While he also teaches painting and drawing, Modern Design is his most popular course. He sees students who have a desire to learn something new.

“You can see it in the students’ eyes,” Wreyford says. “They may have never been trusted to build anything before. Some of them may have dads who have a shop, but they have never been allowed to do anything in it. Most know nothing about power tools or the construction processes.

“So you can see it early on — see their excitement. Perhaps they couldn’t do that in their home school or their home school has a shop but they aren’t allowed to take a class in the shop because they are on a certain track. I’m encouraging them to learn how to cut some stuff up and put it back together. It’s very empowering.”
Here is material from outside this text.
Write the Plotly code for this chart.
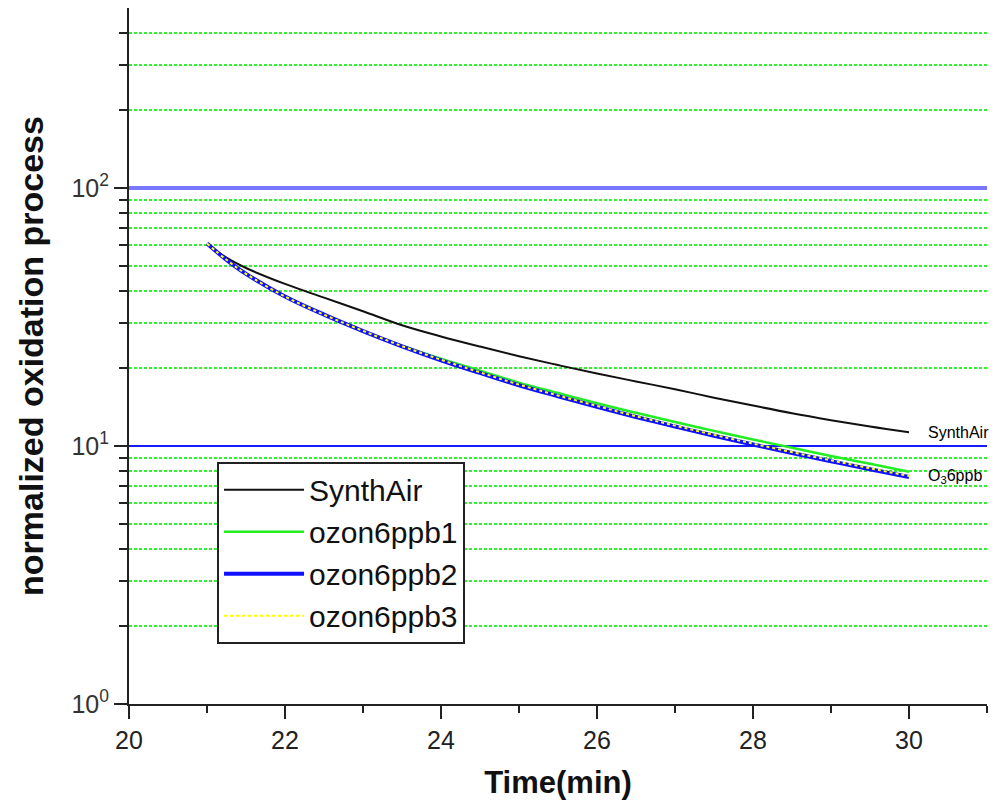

Wreyford is pleased with the support the school administration has shown the school’s arts program. When he first started in 2014 as the school’s first full-time arts instructor, the wood shop was operating with shared machines that belonged to various faculty members. A grant from the Windgate Charitable Foundation allowed him to buy new equipment for the shop. That not only benefitted the arts program but also robotics and the popular Folk Music and Acoustics class.

“In years past, the people who had the arts budget had never envisioned buying a table saw or a saw stop or chisels for students,” he said. “With the grant, I was able to invest in a lot of tools. The other teachers who use it for their classes have invested some of their budgets as well.”

Having one full-time instructor allowed ASMSA to offer a wider variety of courses. Sara Henry, whose main focus is ceramics but also has a background in wood sculpting and metalsmithing, was recently added to the faculty as a second full-time art instructor. That’s an immediate benefit for students but also adds some promising future possibilities, he said.

“You might say between our shared skill sets and with facilities, we could be more of a sculpture and functional fabrication program. There aren’t other high schools in the state that can say that. So that’s where we’re looking to go moving forward while shoring up our 2D art and 2D design genres,” Wreyford said.